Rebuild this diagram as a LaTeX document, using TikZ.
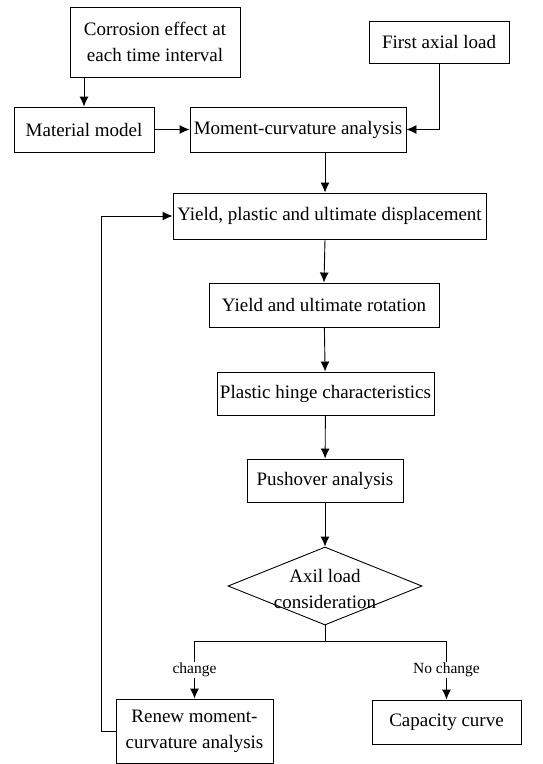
\documentclass[tikz,border=0pt]{standalone}
\usepackage{fontspec}
\setmainfont{Liberation Serif}
\usetikzlibrary{arrows, arrows.meta, positioning, shapes.geometric}

\begin{document}
\begin{tikzpicture}[x=1pt,y=-1pt,>={Latex[length=10pt,width=9pt]},line width=0.9pt,
    font=\fontsize{19}{26}\selectfont]
  \tikzstyle{block}=[draw, rectangle, inner sep=0pt, align=center]
  \tikzstyle{choice}=[draw, diamond, inner sep=0pt]
  \tikzstyle{tag}=[fill=white, inner sep=1pt, font=\fontsize{15.5}{18}\selectfont]

  \useasboundingbox (0,0) rectangle (542,764);

  \node[block,minimum width=170pt,minimum height=70pt] (corr)  at (155,42)    {Corrosion effect at\\each time interval};
  \node[block,minimum width=140pt,minimum height=42pt] (axial) at (439,42)    {First axial load};
  \node[block,minimum width=140pt,minimum height=45pt] (mat)   at (84,129.5)  {Material model};
  \node[block,minimum width=216pt,minimum height=45pt] (mc)    at (298,129.5) {Moment-curvature analysis};
  \node[block,minimum width=313pt,minimum height=46pt] (ypu)   at (329.5,216) {Yield, plastic and ultimate displacement};
  \node[block,minimum width=230pt,minimum height=44pt] (yur)   at (324,305)   {Yield and ultimate rotation};
  \node[block,minimum width=217pt,minimum height=43pt] (phc)   at (325.5,393.5) {Plastic hinge characteristics};
  \node[block,minimum width=156pt,minimum height=43pt] (push)  at (325,480.5) {Pushover analysis};
  \node[choice,minimum width=194pt,minimum height=78pt] (dec)  at (325,586)   {};
  \node[align=center,inner sep=0pt] (dectext) at (325,589) {Axil load\\consideration};
  \node[block,minimum width=157pt,minimum height=64pt] (renew) at (194.5,731) {Renew moment-\\curvature analysis};
  \node[block,minimum width=149pt,minimum height=44pt] (cap)   at (446.5,722) {Capacity curve};

  \coordinate (spine) at (325,152);
  \coordinate (split) at (325,641);

  \path[->]
  (corr.south -| mat.north) edge (mat.north)
  (mat)                     edge (mc)
  (mc.south -| spine)       edge (ypu.north -| spine)
  (ypu.south -| spine)      edge (yur.north)
  (yur)                     edge (phc)
  (phc)                     edge (push)
  (push)                    edge (dec)
  ;

  \draw[->] (axial.south) |- (mc.east);
  \draw[->] (dec.south) -- (split) -| node[tag,pos=0.75] {change} (renew.north);
  \draw[->] (split) -| node[tag,pos=0.75] {No change} (cap.north);
  \draw[->] (renew.west) -- ++(-14,0) |- (ypu.west);
\end{tikzpicture}
\end{document}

Direction:
Output exactly the span of lines from the top of the listing through the line holding "(0,0) rectangle (542,764);", and leave every picture out.

Solution below:
Rebuild this diagram as a LaTeX document, using TikZ.
\documentclass[tikz,border=0pt]{standalone}
\usepackage{fontspec}
\setmainfont{Liberation Serif}
\usetikzlibrary{arrows, arrows.meta, positioning, shapes.geometric}

\begin{document}
\begin{tikzpicture}[x=1pt,y=-1pt,>={Latex[length=10pt,width=9pt]},line width=0.9pt,
    font=\fontsize{19}{26}\selectfont]
  \tikzstyle{block}=[draw, rectangle, inner sep=0pt, align=center]
  \tikzstyle{choice}=[draw, diamond, inner sep=0pt]
  \tikzstyle{tag}=[fill=white, inner sep=1pt, font=\fontsize{15.5}{18}\selectfont]

  \useasboundingbox (0,0) rectangle (542,764);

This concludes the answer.